* Short problem
Exactly reproduce the lines of the listing below from the one containing "TypeScript and D3.js." through the one containing "import * as d3". Skip the images.

::::::::::

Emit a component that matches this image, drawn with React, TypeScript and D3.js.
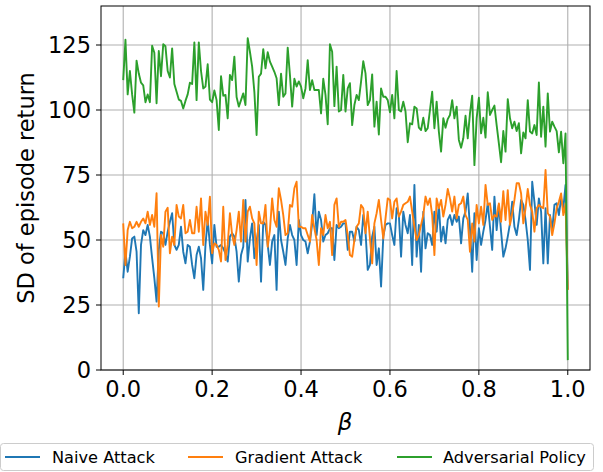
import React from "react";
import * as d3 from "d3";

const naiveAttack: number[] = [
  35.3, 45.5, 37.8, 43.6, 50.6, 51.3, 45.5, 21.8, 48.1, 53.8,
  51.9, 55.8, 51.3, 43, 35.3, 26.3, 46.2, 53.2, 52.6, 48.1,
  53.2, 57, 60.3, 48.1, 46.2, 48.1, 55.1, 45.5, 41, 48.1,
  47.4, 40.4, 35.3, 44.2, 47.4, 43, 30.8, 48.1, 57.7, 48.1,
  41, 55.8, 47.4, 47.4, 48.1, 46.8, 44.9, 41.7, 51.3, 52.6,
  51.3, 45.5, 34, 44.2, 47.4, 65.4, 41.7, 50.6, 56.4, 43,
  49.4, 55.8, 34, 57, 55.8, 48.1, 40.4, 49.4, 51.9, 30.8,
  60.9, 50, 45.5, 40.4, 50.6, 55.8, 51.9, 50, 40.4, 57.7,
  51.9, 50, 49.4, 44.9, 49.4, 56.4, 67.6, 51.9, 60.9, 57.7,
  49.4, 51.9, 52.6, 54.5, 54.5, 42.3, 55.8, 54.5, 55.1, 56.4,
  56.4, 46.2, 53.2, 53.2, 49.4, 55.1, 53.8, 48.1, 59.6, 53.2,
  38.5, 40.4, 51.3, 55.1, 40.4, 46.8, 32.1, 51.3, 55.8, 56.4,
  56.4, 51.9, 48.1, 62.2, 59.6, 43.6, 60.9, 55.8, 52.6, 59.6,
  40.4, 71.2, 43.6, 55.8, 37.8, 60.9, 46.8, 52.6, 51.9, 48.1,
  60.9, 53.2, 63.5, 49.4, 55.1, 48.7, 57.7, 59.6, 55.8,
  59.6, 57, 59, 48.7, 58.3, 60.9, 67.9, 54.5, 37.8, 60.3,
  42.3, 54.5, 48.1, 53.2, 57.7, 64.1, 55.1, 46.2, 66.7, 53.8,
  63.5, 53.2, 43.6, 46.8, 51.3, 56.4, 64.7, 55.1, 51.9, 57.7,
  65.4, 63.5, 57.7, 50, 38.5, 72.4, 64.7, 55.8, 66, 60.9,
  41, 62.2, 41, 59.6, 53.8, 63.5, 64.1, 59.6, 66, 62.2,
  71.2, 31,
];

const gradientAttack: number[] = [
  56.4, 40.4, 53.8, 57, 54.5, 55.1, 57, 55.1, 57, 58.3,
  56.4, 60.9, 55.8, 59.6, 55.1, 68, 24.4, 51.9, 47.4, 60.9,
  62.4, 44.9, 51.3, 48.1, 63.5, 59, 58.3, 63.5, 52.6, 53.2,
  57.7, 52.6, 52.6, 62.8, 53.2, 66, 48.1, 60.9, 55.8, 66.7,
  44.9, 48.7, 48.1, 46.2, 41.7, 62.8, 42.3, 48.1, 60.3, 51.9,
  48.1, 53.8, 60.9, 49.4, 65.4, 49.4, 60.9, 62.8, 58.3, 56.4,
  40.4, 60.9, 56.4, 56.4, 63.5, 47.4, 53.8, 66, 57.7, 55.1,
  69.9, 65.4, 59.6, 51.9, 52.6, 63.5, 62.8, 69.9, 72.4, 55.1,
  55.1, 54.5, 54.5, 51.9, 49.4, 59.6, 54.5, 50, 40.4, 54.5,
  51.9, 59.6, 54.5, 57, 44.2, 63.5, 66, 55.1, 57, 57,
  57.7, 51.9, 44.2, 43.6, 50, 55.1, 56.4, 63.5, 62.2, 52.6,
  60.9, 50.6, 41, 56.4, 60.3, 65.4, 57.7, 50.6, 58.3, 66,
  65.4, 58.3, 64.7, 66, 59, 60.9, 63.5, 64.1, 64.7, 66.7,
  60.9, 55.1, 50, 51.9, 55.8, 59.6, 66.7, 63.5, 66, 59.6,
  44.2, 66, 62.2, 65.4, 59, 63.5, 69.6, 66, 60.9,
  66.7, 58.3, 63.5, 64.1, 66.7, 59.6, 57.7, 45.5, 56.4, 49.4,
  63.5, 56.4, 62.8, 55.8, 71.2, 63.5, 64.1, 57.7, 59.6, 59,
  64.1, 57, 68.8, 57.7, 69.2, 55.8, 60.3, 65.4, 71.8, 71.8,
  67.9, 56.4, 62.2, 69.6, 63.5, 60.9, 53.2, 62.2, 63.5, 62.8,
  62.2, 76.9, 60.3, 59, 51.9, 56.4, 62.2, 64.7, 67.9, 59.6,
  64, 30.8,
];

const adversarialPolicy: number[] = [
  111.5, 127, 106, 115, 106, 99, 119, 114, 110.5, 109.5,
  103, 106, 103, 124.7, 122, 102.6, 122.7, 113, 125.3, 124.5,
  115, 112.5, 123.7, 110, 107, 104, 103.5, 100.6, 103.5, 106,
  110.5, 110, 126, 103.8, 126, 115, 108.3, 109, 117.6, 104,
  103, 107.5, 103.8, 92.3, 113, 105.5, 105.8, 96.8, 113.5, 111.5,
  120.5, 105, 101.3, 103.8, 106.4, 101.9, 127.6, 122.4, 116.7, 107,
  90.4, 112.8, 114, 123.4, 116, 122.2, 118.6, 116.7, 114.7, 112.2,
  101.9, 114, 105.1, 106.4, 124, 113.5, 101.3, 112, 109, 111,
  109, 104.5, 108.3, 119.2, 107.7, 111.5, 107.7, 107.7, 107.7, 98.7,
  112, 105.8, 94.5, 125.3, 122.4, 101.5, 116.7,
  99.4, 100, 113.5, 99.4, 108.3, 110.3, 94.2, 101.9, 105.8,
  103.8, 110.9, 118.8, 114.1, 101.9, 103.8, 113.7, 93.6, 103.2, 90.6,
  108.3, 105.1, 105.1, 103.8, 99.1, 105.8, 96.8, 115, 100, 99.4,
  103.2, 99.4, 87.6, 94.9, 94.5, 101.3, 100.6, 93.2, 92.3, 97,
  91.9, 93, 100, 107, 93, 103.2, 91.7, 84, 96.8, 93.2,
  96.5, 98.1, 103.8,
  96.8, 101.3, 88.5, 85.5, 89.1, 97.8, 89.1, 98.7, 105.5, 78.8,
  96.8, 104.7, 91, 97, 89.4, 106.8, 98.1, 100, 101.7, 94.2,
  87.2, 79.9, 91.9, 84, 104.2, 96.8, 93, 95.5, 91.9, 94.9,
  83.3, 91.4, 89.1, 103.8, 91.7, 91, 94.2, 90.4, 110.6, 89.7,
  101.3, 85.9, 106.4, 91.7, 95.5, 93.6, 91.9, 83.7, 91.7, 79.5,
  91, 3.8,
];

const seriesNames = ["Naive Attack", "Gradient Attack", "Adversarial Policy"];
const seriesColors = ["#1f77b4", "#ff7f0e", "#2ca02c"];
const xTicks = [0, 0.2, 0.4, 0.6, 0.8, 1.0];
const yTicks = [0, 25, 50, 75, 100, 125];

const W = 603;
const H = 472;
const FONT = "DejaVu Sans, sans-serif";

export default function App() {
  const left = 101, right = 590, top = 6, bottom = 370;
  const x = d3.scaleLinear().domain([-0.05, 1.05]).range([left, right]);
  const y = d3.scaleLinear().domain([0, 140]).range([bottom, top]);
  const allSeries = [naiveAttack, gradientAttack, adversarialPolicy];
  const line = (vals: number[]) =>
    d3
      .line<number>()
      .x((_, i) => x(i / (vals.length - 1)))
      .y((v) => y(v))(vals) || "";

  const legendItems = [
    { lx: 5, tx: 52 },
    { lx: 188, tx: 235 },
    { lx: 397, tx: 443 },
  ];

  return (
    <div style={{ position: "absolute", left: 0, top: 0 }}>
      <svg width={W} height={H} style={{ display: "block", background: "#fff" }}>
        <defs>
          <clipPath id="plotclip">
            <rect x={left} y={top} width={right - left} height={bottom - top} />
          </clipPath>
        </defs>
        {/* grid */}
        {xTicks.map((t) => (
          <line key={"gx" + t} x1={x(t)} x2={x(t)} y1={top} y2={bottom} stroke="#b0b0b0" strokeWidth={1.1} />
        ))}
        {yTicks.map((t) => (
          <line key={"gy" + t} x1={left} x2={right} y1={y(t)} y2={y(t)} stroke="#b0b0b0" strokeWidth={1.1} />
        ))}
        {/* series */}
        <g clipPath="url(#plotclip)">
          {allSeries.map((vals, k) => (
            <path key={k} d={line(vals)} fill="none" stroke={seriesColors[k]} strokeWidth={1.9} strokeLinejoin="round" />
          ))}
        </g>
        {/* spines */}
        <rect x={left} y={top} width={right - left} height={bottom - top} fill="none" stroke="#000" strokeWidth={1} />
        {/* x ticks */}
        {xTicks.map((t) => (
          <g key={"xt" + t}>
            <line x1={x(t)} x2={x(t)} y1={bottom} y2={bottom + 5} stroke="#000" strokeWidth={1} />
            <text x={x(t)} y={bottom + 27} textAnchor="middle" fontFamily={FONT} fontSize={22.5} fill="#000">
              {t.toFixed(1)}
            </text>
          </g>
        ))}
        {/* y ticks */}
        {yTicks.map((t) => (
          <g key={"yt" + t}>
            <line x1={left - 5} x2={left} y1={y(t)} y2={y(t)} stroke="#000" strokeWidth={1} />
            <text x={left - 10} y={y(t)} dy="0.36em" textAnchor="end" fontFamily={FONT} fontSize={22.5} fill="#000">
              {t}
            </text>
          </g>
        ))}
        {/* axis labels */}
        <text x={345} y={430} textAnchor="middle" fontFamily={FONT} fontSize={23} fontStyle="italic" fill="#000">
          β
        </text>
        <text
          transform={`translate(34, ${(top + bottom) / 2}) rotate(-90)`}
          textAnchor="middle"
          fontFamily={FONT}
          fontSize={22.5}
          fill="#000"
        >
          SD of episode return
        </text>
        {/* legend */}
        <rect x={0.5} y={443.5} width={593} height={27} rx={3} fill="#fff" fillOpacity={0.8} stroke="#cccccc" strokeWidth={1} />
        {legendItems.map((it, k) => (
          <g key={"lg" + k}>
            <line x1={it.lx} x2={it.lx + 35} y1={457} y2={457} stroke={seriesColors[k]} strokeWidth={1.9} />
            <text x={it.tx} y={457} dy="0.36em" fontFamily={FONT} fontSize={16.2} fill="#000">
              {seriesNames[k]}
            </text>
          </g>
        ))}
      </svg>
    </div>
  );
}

::::::::::

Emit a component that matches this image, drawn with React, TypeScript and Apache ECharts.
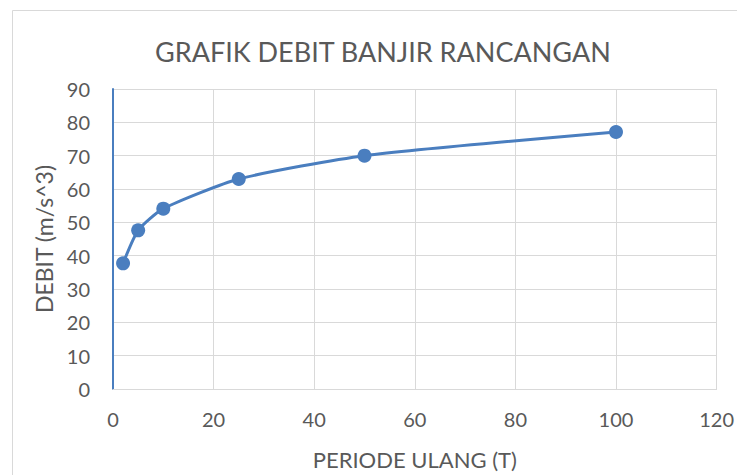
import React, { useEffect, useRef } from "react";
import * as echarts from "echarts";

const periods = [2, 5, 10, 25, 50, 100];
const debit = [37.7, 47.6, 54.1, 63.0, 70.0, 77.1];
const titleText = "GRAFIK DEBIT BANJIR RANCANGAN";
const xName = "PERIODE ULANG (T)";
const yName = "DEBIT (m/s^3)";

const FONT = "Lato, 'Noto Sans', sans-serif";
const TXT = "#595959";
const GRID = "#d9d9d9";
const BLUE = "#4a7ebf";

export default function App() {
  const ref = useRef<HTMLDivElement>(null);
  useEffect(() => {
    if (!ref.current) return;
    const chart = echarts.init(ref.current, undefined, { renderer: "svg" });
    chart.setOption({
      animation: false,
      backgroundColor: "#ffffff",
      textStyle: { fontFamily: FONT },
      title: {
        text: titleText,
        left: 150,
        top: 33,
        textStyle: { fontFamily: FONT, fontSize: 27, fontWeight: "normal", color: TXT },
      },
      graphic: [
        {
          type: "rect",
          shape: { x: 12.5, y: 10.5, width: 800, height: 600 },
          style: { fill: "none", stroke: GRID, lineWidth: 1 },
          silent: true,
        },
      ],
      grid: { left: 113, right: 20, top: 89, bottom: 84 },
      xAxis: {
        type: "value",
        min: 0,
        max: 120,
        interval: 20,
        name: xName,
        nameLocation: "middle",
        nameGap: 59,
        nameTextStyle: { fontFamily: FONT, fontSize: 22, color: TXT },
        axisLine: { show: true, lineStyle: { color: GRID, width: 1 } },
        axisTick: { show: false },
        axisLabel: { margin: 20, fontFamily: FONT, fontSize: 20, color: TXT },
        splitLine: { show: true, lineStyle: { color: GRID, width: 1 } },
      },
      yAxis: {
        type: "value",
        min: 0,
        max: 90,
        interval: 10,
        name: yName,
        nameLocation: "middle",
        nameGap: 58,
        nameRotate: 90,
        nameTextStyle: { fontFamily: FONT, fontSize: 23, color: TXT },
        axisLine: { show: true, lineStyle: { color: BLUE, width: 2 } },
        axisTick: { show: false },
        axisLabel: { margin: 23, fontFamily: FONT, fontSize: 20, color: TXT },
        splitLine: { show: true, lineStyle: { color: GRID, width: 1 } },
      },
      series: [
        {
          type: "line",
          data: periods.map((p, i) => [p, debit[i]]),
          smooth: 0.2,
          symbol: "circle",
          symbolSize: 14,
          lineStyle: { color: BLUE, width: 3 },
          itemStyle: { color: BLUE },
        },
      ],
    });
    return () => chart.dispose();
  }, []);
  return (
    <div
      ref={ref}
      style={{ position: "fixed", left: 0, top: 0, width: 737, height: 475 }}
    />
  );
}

::::::::::

* Answer to this problem
Emit a component that matches this image, drawn with React, TypeScript and D3.js.
import React from "react";
import * as d3 from "d3";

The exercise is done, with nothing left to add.